US government organization

The Defense Attaché System is an arm of the Defense Intelligence Agency tasked with representing the United States in defense and military related matters with foreign governments around the world. Defense Attache Offices (DAO) operate from U.S. embassies in more than a hundred locations globally. DAOs are composed of both civilian and military employees, most of whom receive specialized training at Joint Military Attache School before their appointment.

== History ==
In 1949, the Department of Defense (DoD) established the need for each branch of the military to establish its own attache system in coordination with the State Department. From July 1951 to March 1952 the secretary of defense, at Joint Chiefs of Staff (JCS) urging, established a limited Executive Agent System in support of attache operations.

The DoD's Office of Special Operations (OSO) negotiated with the Department of State for opening the attache systems. Upon the activation of the Defense Intelligence Agency (DIA), and the subsequent disestablishment of OSO, DIA assumed responsibility. In 1961, the secretary of defense deferred the placement of all attaches under DIA management, and the services continued to manage, operate, and support their individual attache systems.

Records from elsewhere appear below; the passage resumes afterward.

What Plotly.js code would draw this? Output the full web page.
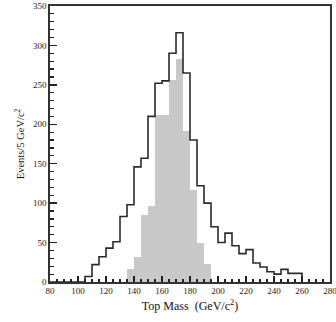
<!DOCTYPE html>
<html>
<head>
<meta charset="utf-8">
<script src="https://cdn.plot.ly/plotly-3.0.1.min.js"></script>
<style>
html,body{margin:0;padding:0;background:#fff;}
#chart{width:336px;height:322px;}
</style>
</head>
<body>
<div id="chart"></div>
<script>
// Bin left edges (GeV/c^2), width 5
var binWidth = 5;
var outlineLeft = [80,85,90,95,100,105,110,115,120,125,130,135,140,145,150,155,160,165,170,175,180,185,190,195,200,205,210,215,220,225,230,235,240,245,250,255];
var outlineCounts = [0,0,0,0,0,7,22,32,43,51,83,98,146,157,210,252,255,290,316,265,180,122,100,70,50,62,46,36,41,24,19,13,10,16,11,11];

var shadedLeft = [135,140,145,150,155,160,165,170,175,180,185,190];
var shadedCounts = [17,32,85,97,212,212,256,283,192,117,50,23];

var xTickVals = [80,100,120,140,160,180,200,220,240,260,280];
var yTickVals = [0,50,100,150,200,250,300,350];

// step outline built from the bin arrays
var stepX = outlineLeft.concat([outlineLeft[outlineLeft.length-1] + binWidth]);
var stepY = outlineCounts.concat([0]);
var shadedCenters = shadedLeft.map(function(v){ return v + binWidth/2; });

var serif = "Liberation Serif, Times New Roman, serif";

var traces = [
  {
    type: 'bar',
    x: shadedCenters,
    y: shadedCounts,
    width: binWidth,
    marker: {color: '#c8c8c8', line: {width: 0}},
    hoverinfo: 'skip'
  },
  {
    type: 'scatter',
    mode: 'lines',
    x: stepX,
    y: stepY,
    line: {shape: 'hv', color: '#2a2a2a', width: 1.6},
    hoverinfo: 'skip'
  }
];

var layout = {
  width: 336,
  height: 322,
  margin: {l: 50, r: 6, t: 6, b: 40},
  paper_bgcolor: '#ffffff',
  plot_bgcolor: '#ffffff',
  showlegend: false,
  bargap: 0,
  barmode: 'overlay',
  xaxis: {
    range: [80, 280],
    tickvals: xTickVals,
    ticktext: xTickVals.map(String),
    ticks: 'inside',
    ticklen: 6,
    tickwidth: 1.3,
    tickcolor: '#222',
    ticklabeloverflow: 'allow',
    minor: {dtick: 5, tick0: 80, ticks: 'inside', ticklen: 3, tickwidth: 1.2, tickcolor: '#222', showgrid: false},
    showgrid: false,
    zeroline: false,
    showline: true,
    linecolor: '#333',
    linewidth: 1.6,
    mirror: true,
    tickfont: {family: serif, size: 9, color: '#222'},
    title: {text: 'Top Mass\u00a0\u00a0(GeV/c<sup>2</sup>)', font: {family: serif, size: 12, color: '#111'}, standoff: 6},
    automargin: false,
    fixedrange: true
  },
  yaxis: {
    range: [0, 350],
    tickvals: yTickVals,
    ticktext: yTickVals.map(String),
    ticks: 'inside',
    ticklen: 7,
    tickwidth: 1.3,
    tickcolor: '#222',
    ticklabeloverflow: 'allow',
    minor: {dtick: 10, tick0: 0, ticks: 'inside', ticklen: 4, tickwidth: 1.2, tickcolor: '#222', showgrid: false},
    showgrid: false,
    zeroline: false,
    showline: true,
    linecolor: '#333',
    linewidth: 1.6,
    mirror: true,
    tickfont: {family: serif, size: 9, color: '#222'},
    title: {text: 'Events/5 GeV/c<sup>2</sup>', font: {family: serif, size: 10.5, color: '#111'}, standoff: 6},
    automargin: false,
    fixedrange: true
  }
};

Plotly.newPlot('chart', traces, layout, {displayModeBar: false, staticPlot: true});
</script>
</body>
</html>
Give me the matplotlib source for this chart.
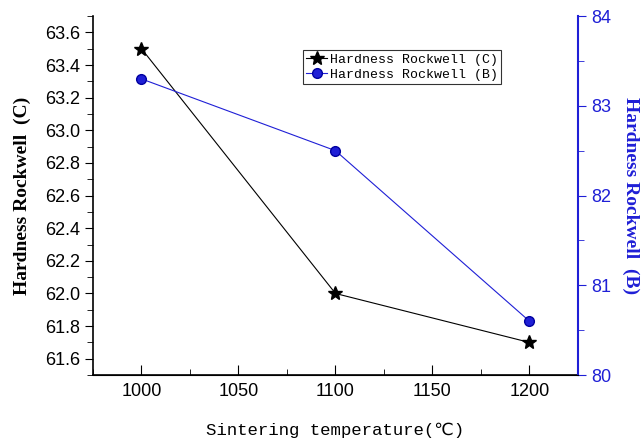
import numpy as np
import matplotlib
matplotlib.use("Agg")
import matplotlib.pyplot as plt
from matplotlib.ticker import MultipleLocator

# data
temps = [1000, 1100, 1200]
hrc = [63.5, 62.0, 61.7]
hrb = [83.3, 82.5, 80.6]

blue = "#1f1fd6"

fig = plt.figure(figsize=(6.44, 4.46), dpi=100)
ax = fig.add_axes([0.1444, 0.159, 0.7531, 0.805])
ax2 = ax.twinx()

l1, = ax.plot(temps, hrc, "-", color="black", lw=0.8, marker="*", ms=10,
              mfc="black", mec="black", label="Hardness Rockwell (C)")
l2, = ax2.plot(temps, hrb, "-", color=blue, lw=0.8, marker="o", ms=7,
               mfc=blue, mec="#0000a0", label="Hardness Rockwell (B)")

ax.set_xlim(975, 1225)
ax.set_ylim(61.5, 63.7)
ax2.set_ylim(80, 84)

ax.xaxis.set_major_locator(MultipleLocator(50))
ax.xaxis.set_minor_locator(MultipleLocator(25))
ax.yaxis.set_major_locator(MultipleLocator(0.2))
ax.yaxis.set_minor_locator(MultipleLocator(0.1))
ax2.yaxis.set_major_locator(MultipleLocator(1))
ax2.yaxis.set_minor_locator(MultipleLocator(0.5))

ax.spines["top"].set_visible(False)
ax2.spines["top"].set_visible(False)
ax2.spines["left"].set_visible(False)
ax.spines["right"].set_visible(False)
ax2.spines["right"].set_color(blue)
ax2.spines["right"].set_linewidth(1.5)
for s in ["left", "bottom"]:
    ax.spines[s].set_linewidth(1.2)

ax.tick_params(axis="x", which="both", direction="in", labelsize=13, pad=6)
ax.tick_params(axis="x", which="major", length=7)
ax.tick_params(axis="x", which="minor", length=4)
ax.tick_params(axis="y", which="both", direction="out", labelsize=13)
ax.tick_params(axis="y", which="major", length=6)
ax.tick_params(axis="y", which="minor", length=4)
ax2.tick_params(axis="y", which="both", direction="out", colors=blue, labelsize=13)
ax2.tick_params(axis="y", which="major", length=6)
ax2.tick_params(axis="y", which="minor", length=4)

for lab in ax.get_xticklabels() + ax.get_yticklabels() + ax2.get_yticklabels():
    lab.set_family("Liberation Sans")

ax.set_xlabel("Sintering temperature(℃)", fontsize=12.5,
              family=["Liberation Mono", "DejaVu Sans"], labelpad=16)
ax.set_ylabel("Hardness Rockwell  (C)", fontsize=14, fontweight="bold",
              family="Liberation Serif", labelpad=10)
ax2.set_ylabel("Hardness Rockwell  (B)", fontsize=14, fontweight="bold",
               family="Liberation Serif", color=blue, rotation=270, labelpad=20)

leg = ax.legend(handles=[l1, l2], loc="upper left", bbox_to_anchor=(0.433, 0.905),
                prop={"family": "Liberation Mono", "size": 9.5},
                frameon=True, fancybox=False, handlelength=1.6,
                handletextpad=0.2, borderpad=0.25, labelspacing=0.2,
                borderaxespad=0)
leg.get_frame().set_edgecolor("black")
leg.get_frame().set_linewidth(0.8)

plt.savefig("out.png", dpi=100)
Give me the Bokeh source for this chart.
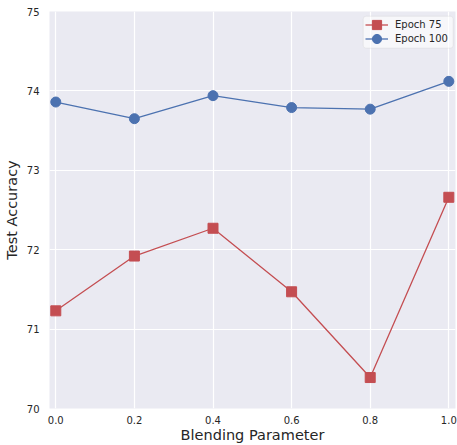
from bokeh.plotting import figure
from bokeh.models import Range1d, FixedTicker, Legend, LegendItem, BoxAnnotation
from bokeh.embed import file_html
from bokeh.resources import INLINE

blend = [0.0, 0.2, 0.4, 0.6, 0.8, 1.0]
epoch75 = [71.23, 71.92, 72.27, 71.47, 70.39, 72.66]
epoch100 = [73.86, 73.65, 73.94, 73.79, 73.77, 74.12]
x_ticks = [0.0, 0.2, 0.4, 0.6, 0.8, 1.0]
y_ticks = [70, 71, 72, 73, 74, 75]
series_labels = ["Epoch 75", "Epoch 100"]

RED = "#C44E52"
BLUE = "#4C72B0"
FONT = "DejaVu Sans"

p = figure(width=457, height=445, output_backend="svg", toolbar_location=None,
           x_range=Range1d(-0.016, 1.017), y_range=Range1d(70, 75),
           min_border_left=47, min_border_right=2, min_border_top=11, min_border_bottom=37)

p.background_fill_color = "#EAEAF2"
p.border_fill_color = "white"
p.outline_line_color = None

for ax in (p.xaxis, p.yaxis):
    ax.axis_line_color = None
    ax.major_tick_line_color = None
    ax.minor_tick_line_color = None
    ax.major_tick_out = 0
    ax.major_tick_in = 0
    ax.major_label_text_font = FONT
    ax.major_label_text_font_size = "10px"
    ax.major_label_text_color = "#262626"
    ax.axis_label_text_font = FONT
    ax.axis_label_text_font_size = "14.5px"
    ax.axis_label_text_font_style = "normal"
    ax.axis_label_text_color = "#262626"

p.xaxis.ticker = FixedTicker(ticks=x_ticks)
p.yaxis.ticker = FixedTicker(ticks=y_ticks)
p.xaxis.major_label_overrides = {t: f"{t:.1f}" for t in x_ticks}
p.xaxis.axis_label = "Blending Parameter"
p.yaxis.axis_label = "Test Accuracy"
p.xaxis.major_label_standoff = 7
p.yaxis.major_label_standoff = 10
p.xaxis.axis_label_standoff = 0
p.yaxis.axis_label_standoff = 4

p.xgrid.grid_line_color = "white"
p.ygrid.grid_line_color = "white"
p.xgrid.grid_line_width = 1.2
p.ygrid.grid_line_width = 1.2

l1 = p.line(blend, epoch75, line_color=RED, line_width=1.3)
m1 = p.scatter(blend, epoch75, marker="square", size=10, fill_color=RED, line_color=RED)
l2 = p.line(blend, epoch100, line_color=BLUE, line_width=1.3)
m2 = p.scatter(blend, epoch100, marker="circle", size=10, fill_color=BLUE, line_color=BLUE)

# legend frame (screen units relative to the plot frame, y from bottom)
box = BoxAnnotation(left=313.7, right=403.7, bottom=360.3, top=392.3,
                    left_units="screen", right_units="screen",
                    bottom_units="screen", top_units="screen",
                    fill_color="white", fill_alpha=0.6,
                    line_color="#CCCCCC", line_width=1, border_radius=3)
p.add_layout(box)

def make_legend(label, rends, loc):
    lg = Legend(items=[LegendItem(label=label, renderers=rends)], location=loc)
    lg.label_text_font = FONT
    lg.label_text_font_size = "10px"
    lg.label_text_color = "#262626"
    lg.background_fill_alpha = 0
    lg.border_line_color = None
    lg.glyph_width = 23
    lg.glyph_height = 23
    lg.label_height = 14
    lg.label_standoff = 7
    lg.padding = 0
    lg.spacing = 0
    lg.margin = 0
    return lg

p.add_layout(make_legend(series_labels[0], [l1, m1], (316, 372.5)))
p.add_layout(make_legend(series_labels[1], [l2, m2], (316, 358.5)))

open("out.html", "w").write(file_html(p, INLINE))
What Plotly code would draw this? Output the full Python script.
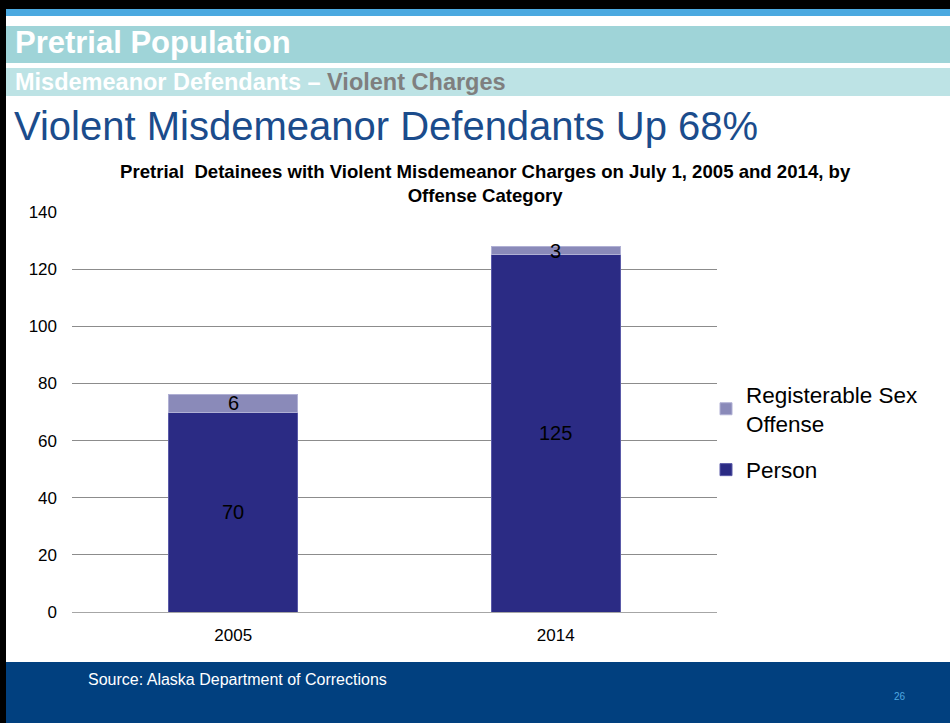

Several problems existed with the control of attaches under the different branches of the military. Each reported separately to the ambassador and represented the U.S. separately to the host country military, causing duplication of effort. Moreover, the distribution of information was poor. Artificial barriers to a free exchange of information between the branches and the JCS existed, and the coordination of attache activities with other DoD elements was difficult. The cost to DoD in sponsoring up to three separate elements in a single country amounted to the inefficient use of limited resources. Furthermore, the collection and dissemination of duplicate intelligence produced uncertainties. So, on 12 December 1964, the Defense Attaché System (DAS) was established in response to these problems.

On 1 July 1965, the Defense Attaché System officially came under the director of the Defense Intelligence Agency. The objectives of the DAS under DIA are twofold: to provide a more efficient system for the collection of intelligence information for DoD components and to preserve a channel for service-to-service and DoD representational matters of common interest.

== Chronology ==
- 1889: Permanent military attachés sent to embassies in London, Berlin, Paris, Vienna, and St. Petersburg. (By 1896, military attachés were serving also in Rome, Madrid, and Brussels.)
- 1918: 24 military attachés accredited to 28 capitals and 15 naval attachés to 18 capitals.
- 1936: 464 military and naval attachés abroad.
- 1945: Military attachés in 45 capitals
- 1948: 258 Army and Air Force officers on attaché duty in 59 countries and 120 naval officers in 43 countries.
- 1949: 2,049 personnel on attaché duty; a Senior Attaché was designated for each capital.
- 1950: Attachés were cut by 35%, and 36 posts were eliminated; totals were 1,458.
- 1951: Executive agency system replaced the Senior Attaché system.
- 1952: Executive agency system abandoned, and Services reassumed logistical and administrative support for own attachés.
- 1956: 166 attaché posts in 71 countries: 68 Army, 45 Navy, 53 Air Force; total personnel.
- 1956: Sixty foreign countries had 121 attachés in Washington: 57 Army, 32 Navy, 32 Air Force.
- 1960: The Defense Department had 2,090 attaché personnel in 74 capitals.
- 1963: Attaché personnel reached a high of 2,345.
- 1964: U.S. attaché personnel reduced to 1,936.
- 1965: Defense Attaché System established.
- 1986: Coast Guard officers begin to serve as defense attachés.